Records shown:
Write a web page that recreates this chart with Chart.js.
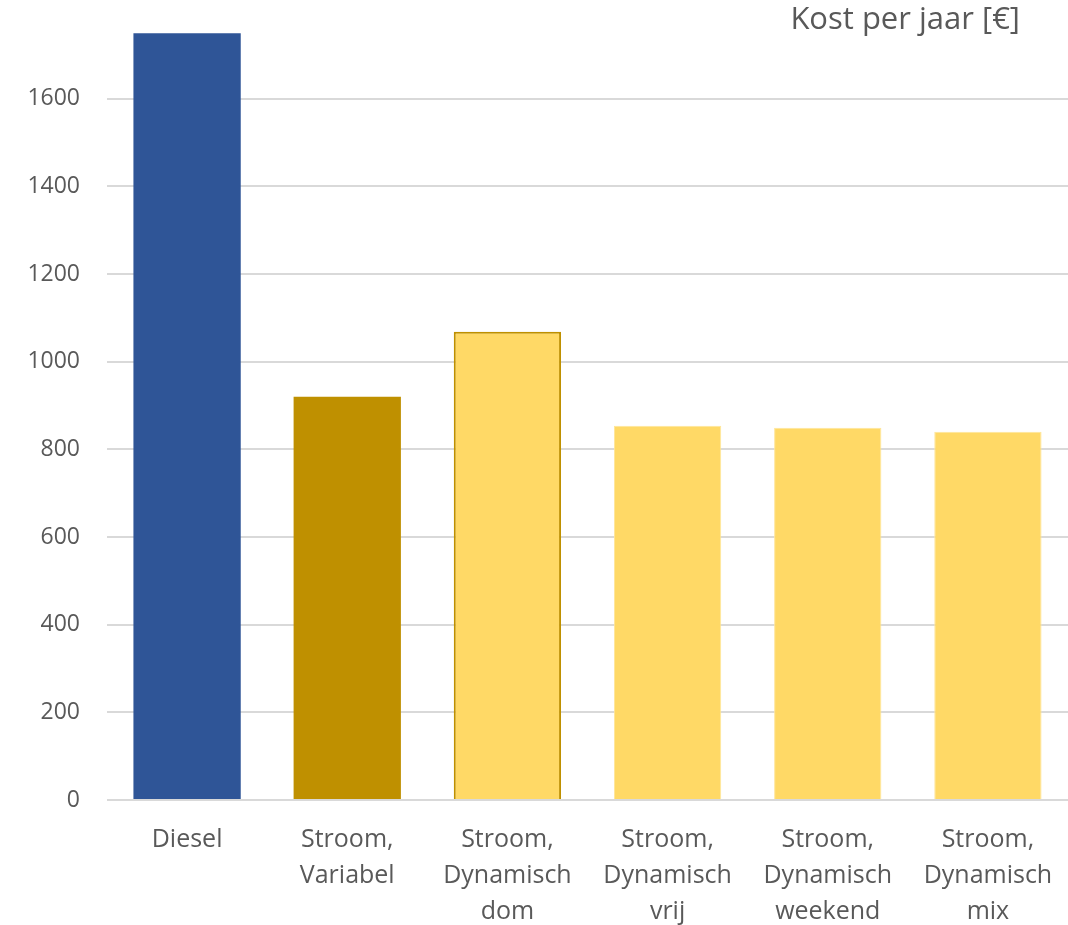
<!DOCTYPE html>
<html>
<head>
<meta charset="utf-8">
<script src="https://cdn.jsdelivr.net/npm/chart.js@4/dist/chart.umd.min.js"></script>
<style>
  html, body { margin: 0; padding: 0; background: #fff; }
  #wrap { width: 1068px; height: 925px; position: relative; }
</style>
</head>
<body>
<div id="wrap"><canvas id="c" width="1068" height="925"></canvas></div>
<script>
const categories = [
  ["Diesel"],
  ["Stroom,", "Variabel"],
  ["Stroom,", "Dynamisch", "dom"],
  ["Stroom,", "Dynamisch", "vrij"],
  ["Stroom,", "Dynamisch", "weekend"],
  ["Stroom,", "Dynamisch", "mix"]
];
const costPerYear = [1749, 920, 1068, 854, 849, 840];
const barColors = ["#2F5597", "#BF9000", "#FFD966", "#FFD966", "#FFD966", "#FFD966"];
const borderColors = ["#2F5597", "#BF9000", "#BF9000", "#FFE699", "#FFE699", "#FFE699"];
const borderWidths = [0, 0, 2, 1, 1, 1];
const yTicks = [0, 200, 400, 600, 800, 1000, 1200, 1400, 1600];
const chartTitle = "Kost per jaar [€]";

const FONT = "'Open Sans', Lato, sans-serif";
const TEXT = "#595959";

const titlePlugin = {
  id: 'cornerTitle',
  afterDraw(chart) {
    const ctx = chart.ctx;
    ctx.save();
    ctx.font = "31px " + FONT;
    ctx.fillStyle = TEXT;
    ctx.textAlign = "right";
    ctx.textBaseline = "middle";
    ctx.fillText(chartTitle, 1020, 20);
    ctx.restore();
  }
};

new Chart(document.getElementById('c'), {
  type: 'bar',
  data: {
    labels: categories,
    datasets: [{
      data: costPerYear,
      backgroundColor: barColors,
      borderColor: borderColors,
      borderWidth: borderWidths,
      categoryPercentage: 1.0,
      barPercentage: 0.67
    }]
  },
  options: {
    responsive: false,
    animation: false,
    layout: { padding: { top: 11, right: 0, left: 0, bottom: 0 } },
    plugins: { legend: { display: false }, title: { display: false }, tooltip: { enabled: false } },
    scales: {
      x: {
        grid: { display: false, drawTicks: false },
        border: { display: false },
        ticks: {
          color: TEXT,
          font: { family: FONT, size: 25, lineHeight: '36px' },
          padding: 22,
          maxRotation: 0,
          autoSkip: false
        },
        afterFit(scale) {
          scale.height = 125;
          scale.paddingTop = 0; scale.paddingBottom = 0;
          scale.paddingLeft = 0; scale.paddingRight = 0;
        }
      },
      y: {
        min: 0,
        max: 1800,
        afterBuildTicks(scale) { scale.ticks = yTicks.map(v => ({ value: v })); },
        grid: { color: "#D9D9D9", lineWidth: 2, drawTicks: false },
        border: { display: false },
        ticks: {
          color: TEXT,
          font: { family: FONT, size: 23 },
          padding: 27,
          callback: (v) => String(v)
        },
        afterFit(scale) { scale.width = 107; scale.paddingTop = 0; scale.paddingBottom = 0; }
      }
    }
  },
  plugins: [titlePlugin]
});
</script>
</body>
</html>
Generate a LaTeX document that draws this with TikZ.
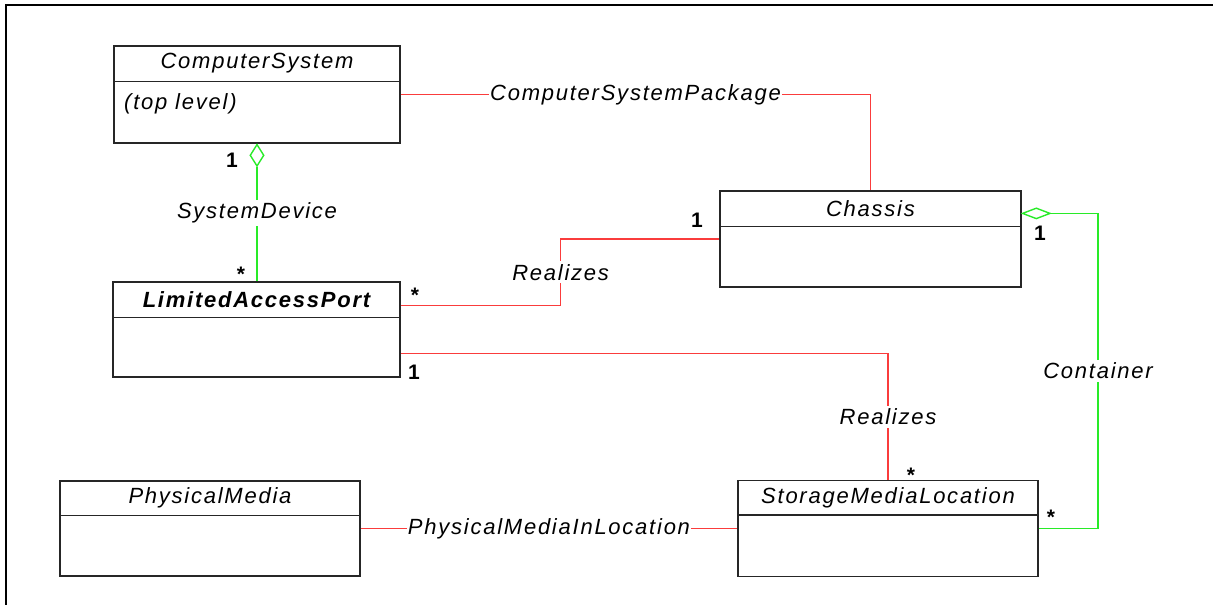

What to produce: Print the complete listing exactly as it stands, without its pictures.

Exercise response:
Write a web page that recreates this chart with Chart.js.
<!DOCTYPE html>
<html>
<head>
<meta charset="utf-8">
<script src="https://cdn.jsdelivr.net/npm/chart.js@4/dist/chart.umd.min.js"></script>
<style>
  html, body { margin: 0; padding: 0; background: #fff; }
  #wrap { width: 1068px; height: 925px; position: relative; }
</style>
</head>
<body>
<div id="wrap"><canvas id="c" width="1068" height="925"></canvas></div>
<script>
const categories = [
  ["Diesel"],
  ["Stroom,", "Variabel"],
  ["Stroom,", "Dynamisch", "dom"],
  ["Stroom,", "Dynamisch", "vrij"],
  ["Stroom,", "Dynamisch", "weekend"],
  ["Stroom,", "Dynamisch", "mix"]
];
const costPerYear = [1749, 920, 1068, 854, 849, 840];
const barColors = ["#2F5597", "#BF9000", "#FFD966", "#FFD966", "#FFD966", "#FFD966"];
const borderColors = ["#2F5597", "#BF9000", "#BF9000", "#FFE699", "#FFE699", "#FFE699"];
const borderWidths = [0, 0, 2, 1, 1, 1];
const yTicks = [0, 200, 400, 600, 800, 1000, 1200, 1400, 1600];
const chartTitle = "Kost per jaar [€]";

const FONT = "'Open Sans', Lato, sans-serif";
const TEXT = "#595959";

const titlePlugin = {
  id: 'cornerTitle',
  afterDraw(chart) {
    const ctx = chart.ctx;
    ctx.save();
    ctx.font = "31px " + FONT;
    ctx.fillStyle = TEXT;
    ctx.textAlign = "right";
    ctx.textBaseline = "middle";
    ctx.fillText(chartTitle, 1020, 20);
    ctx.restore();
  }
};

new Chart(document.getElementById('c'), {
  type: 'bar',
  data: {
    labels: categories,
    datasets: [{
      data: costPerYear,
      backgroundColor: barColors,
      borderColor: borderColors,
      borderWidth: borderWidths,
      categoryPercentage: 1.0,
      barPercentage: 0.67
    }]
  },
  options: {
    responsive: false,
    animation: false,
    layout: { padding: { top: 11, right: 0, left: 0, bottom: 0 } },
    plugins: { legend: { display: false }, title: { display: false }, tooltip: { enabled: false } },
    scales: {
      x: {
        grid: { display: false, drawTicks: false },
        border: { display: false },
        ticks: {
          color: TEXT,
          font: { family: FONT, size: 25, lineHeight: '36px' },
          padding: 22,
          maxRotation: 0,
          autoSkip: false
        },
        afterFit(scale) {
          scale.height = 125;
          scale.paddingTop = 0; scale.paddingBottom = 0;
          scale.paddingLeft = 0; scale.paddingRight = 0;
        }
      },
      y: {
        min: 0,
        max: 1800,
        afterBuildTicks(scale) { scale.ticks = yTicks.map(v => ({ value: v })); },
        grid: { color: "#D9D9D9", lineWidth: 2, drawTicks: false },
        border: { display: false },
        ticks: {
          color: TEXT,
          font: { family: FONT, size: 23 },
          padding: 27,
          callback: (v) => String(v)
        },
        afterFit(scale) { scale.width = 107; scale.paddingTop = 0; scale.paddingBottom = 0; }
      }
    }
  },
  plugins: [titlePlugin]
});
</script>
</body>
</html>
Generate a LaTeX document that draws this with TikZ.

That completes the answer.